With Australia’s Capital Cities brimming with new product, you’d be lying if you said you hadn’t considered Off The Plan. But what are the pros and cons?
Off The Plan purchases are a very tricky topic. There are some people out there (particularly Sales People), who swear by Off The Plan (OTP) purchases as a sure fire win in the property market.
On the flip side, there are countless media articles that depict OTP purchases as the worst thing in the world, and developers as the devil incarnate.
But should you entertain the idea? What are the actual benefits?
Tax – There are some great tax benefits to buying an OTP property. As an investment, you can claim depreciation on your tax for fittings and fixtures. As always consult your trusted advisor and accountant to confirm that the property you are looking to buy, qualifies for this.
Price Locked – You may be paying current market price for a property, but this price is locked at the point you sign and exchange on the contract.
Potential Increase – Buy now, be rewarded later* (conditions apply). In the event the market rises, because you have a locked price (see previous point), you reap the rewards of market value growth, when you settle in the future.
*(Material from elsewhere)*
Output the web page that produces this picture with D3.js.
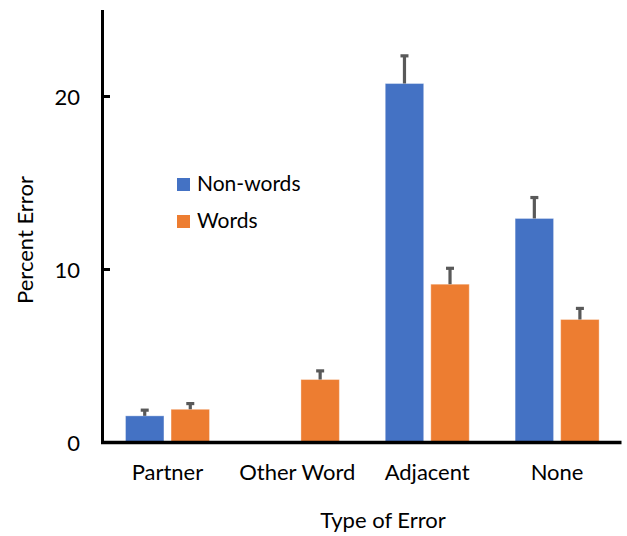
<!DOCTYPE html>
<html>
<head>
<meta charset="utf-8">
<script src="https://cdn.jsdelivr.net/npm/d3@7"></script>
<style>
  html, body { margin: 0; padding: 0; background: #fff; }
  svg { display: block; font-family: Lato, "Open Sans", sans-serif; }
</style>
</head>
<body>
<svg id="chart" width="627" height="536"></svg>
<script>
// Error types along the x axis
const categories = ["Partner", "Other Word", "Adjacent", "None"];
const seriesNames = ["Non-words", "Words"];

// Mean percent error per type (null = no bar)
const nonWordValues = [1.54, null, 20.75, 12.95];
const wordValues = [1.92, 3.64, 9.15, 7.11];

// Upper error bar lengths
const nonWordErrors = [0.33, null, 1.6, 1.21];
const wordErrors = [0.33, 0.5, 0.92, 0.64];

const yTicks = [0, 10, 20];
const colors = ["#4472C4", "#ED7D31"];
const fontSize = 22;

const svg = d3.select("#chart");

const y = d3.scaleLinear().domain([0, 25]).range([442.5, 10]);
const x = d3.scaleBand().domain(categories).range([102.5, 622]).paddingInner(0).paddingOuter(0);
const xSub = d3.scaleBand().domain(seriesNames).range([23, 107]).paddingInner(0.156);

const rows = [];
categories.forEach((c, i) => {
  rows.push({ cat: c, s: seriesNames[0], v: nonWordValues[i], e: nonWordErrors[i] });
  rows.push({ cat: c, s: seriesNames[1], v: wordValues[i], e: wordErrors[i] });
});
const bars = rows.filter(d => d.v != null);

// Bars
svg.append("g").selectAll("rect").data(bars).join("rect")
  .attr("x", d => x(d.cat) + xSub(d.s))
  .attr("y", d => y(d.v))
  .attr("width", xSub.bandwidth())
  .attr("height", d => y(0) - y(d.v))
  .attr("fill", d => colors[seriesNames.indexOf(d.s)])
  .attr("stroke", "rgba(255,255,255,0.35)")
  .attr("stroke-width", 1);

// Error bars (upper only)
const eb = svg.append("g").attr("stroke", "#595959").attr("stroke-width", 3.2).attr("fill", "none");
bars.forEach(d => {
  const cx = x(d.cat) + xSub(d.s) + xSub.bandwidth() / 2;
  eb.append("line").attr("x1", cx).attr("x2", cx).attr("y1", y(d.v)).attr("y2", y(d.v + d.e));
  eb.append("line").attr("x1", cx - 4).attr("x2", cx + 4).attr("y1", y(d.v + d.e)).attr("y2", y(d.v + d.e));
});

// Y axis
const yAxis = svg.append("g");
yAxis.append("line")
  .attr("x1", 102.5).attr("x2", 102.5).attr("y1", y(25)).attr("y2", y(0) + 1.5)
  .attr("stroke", "#000").attr("stroke-width", 3);
yAxis.selectAll(".tick").data(yTicks.filter(t => t > 0)).join("line")
  .attr("x1", 102.5).attr("x2", 110).attr("y1", d => y(d)).attr("y2", d => y(d))
  .attr("stroke", "#000").attr("stroke-width", 3);
yAxis.selectAll("text").data(yTicks).join("text")
  .attr("x", 80).attr("y", d => y(d))
  .attr("text-anchor", "end").attr("dominant-baseline", "central")
  .attr("font-size", fontSize).attr("fill", "#000")
  .text(d => d);

// X axis
svg.append("line")
  .attr("x1", 101).attr("x2", 621.5).attr("y1", y(0)).attr("y2", y(0))
  .attr("stroke", "#000").attr("stroke-width", 3.5);
svg.append("g").selectAll("text").data(categories).join("text")
  .attr("x", d => x(d) + x.bandwidth() / 2)
  .attr("y", 480)
  .attr("text-anchor", "middle")
  .attr("font-size", fontSize).attr("fill", "#000")
  .text(d => d);

// Axis titles
svg.append("text")
  .attr("x", 383).attr("y", 528)
  .attr("text-anchor", "middle").attr("font-size", fontSize).attr("fill", "#000")
  .text("Type of Error");
svg.append("text")
  .attr("transform", "translate(33,240) rotate(-90)")
  .attr("text-anchor", "middle").attr("font-size", fontSize).attr("fill", "#000")
  .text("Percent Error");

// Legend
const legend = svg.append("g");
seriesNames.forEach((s, i) => {
  const ly = 178 + i * 37;
  legend.append("rect").attr("x", 177).attr("y", ly).attr("width", 13).attr("height", 13).attr("fill", colors[i]);
  legend.append("text").attr("x", 197).attr("y", ly + 13)
    .attr("font-size", 21).attr("fill", "#000").text(s);
});
</script>
</body>
</html>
Builders Guarantee – Contrary to popular belief, the government has many laws protecting you from botchy OTP purchases. One is namely the 7 year builders guarantee – this means that any structural or interior building faults must be remedied by the builder.
Choice – You don’t have to settle for the only unit available, you have prime pick of several. This means you don’t necesarily have to settle for just what’s left (if you are in there early).
Time – You’ve got all the time in the world (mostly). With a long settlement, this allows you to amass further dollars to contribute to a larger deposit, thus lowering the amount borrowed, or putting away money to help supplement any changes in rental return, repairs or potential rainy days.
Price Locked – The classic OTP double edged sword. Yes, the price may be fixed. But in the event the market changes for the worst, you settle on an asset that is already in negative equity – i.e. worth LESS than what you paid for.
Change in Market/Economic Climate – 2 years ago the market was going great, industries and local economy doing fantastic. Now? Everything could change by the time you own the home. Interest rates, market drivers and more. Thankfully, in most cases, developments are only approved in areas driven by several different factors, infrastructure, multiple industries, however even one change or factor removed can hurt.
Bankruptcy – If you end up buying in a development, and the developer goes bankrupt, are you safe? Will you get your money back?
Looked better in the picture… – Sometimes, there is the risk that the product you end up owning, looked much better in the concept images. The end product may be underwhelming, and the quality of work may not be of a high standard.
Supply – With so many developments in certain areas, you run the risk of buying a property with limited demand. Same Supply and Demand laws apply. Perhaps there is a strong demand for 2 bed units in a certain area, is there the same demand for 500 2 bed units?
How to Prepare
Do some stringent due diligence research on the project, and speak with your trusted professional advisors. There are a number of ways to safeguard yourself against a bad OTP investment.
- Know the location, get eyes on the physical land the complex will be built on.
- Analyse the market, know the conditions, and see where your target demographic fits in.
- Consult your professional trusted advisors. These include Financial Planners, Accountants, Buyers Agents etc.
- Find out what you are paying for. Do you get all the items in the display suite or CGI imaging? Consult the agent, and confirm with the contract.
- Understand the contract, and get a fine tooth comb and a great solicitor. Understand the stipulations in the contract, know what you are up against. Developers aren’t necessarily out to screw you over, but always check to make sure.
- Get pre-approved, not because you need a loan, but make sure you know how much you can borrow.
- Where does your deposit go? Is it held in a trust? Or is it released.
- Get to know the conditions post settlement. Is there a mandatory 90-day defect period?
- Research the Developer, find out what they have developed in the past, find out the time-frame, current and future projects, as well as delivery quality. Know them in-depth
- Know the builder/project management team. Find out what the particular builder has done in the past, along with the Project Management Team. Often, the developer does not dictate the quality, but rather the teams Managing the projects, or the builder themselves. Understand who may be undertaking these facets of the development.
- Safe guard your numbers. If the rental expectation is between $450-$550, I don’t care if you have the best unit, act like you have the worst, and prepare for a $450 per week rental return. Same goes for time frame. If they say it will be complete in 18 months, expect 24 months. Worst case scenario planning, means a happier settlement for you when you own it.
- Expect the worst market when you go out to rent it for the first time. You will be one of many apartments/properties on the market for rent. Don’t expect it rented out with hours.
- Strata Fees (if applicable) – plan for them to double within a year. This means less headaches if you are aware that they always incrementally increase.
- Understand what the Sunset Date means. Ask your solicitor. Don’t misinterpret it or you’ll end up buying where you were lied to, or not at all.
Remember, the most important advice to remember is that every development is different, every person and situation is different. What works for you, does not work necessarily for your friends. Understand the strategy you are building, and work to the strengths of that. Consult your professional and trusted advisers, and work with fact, not emotion.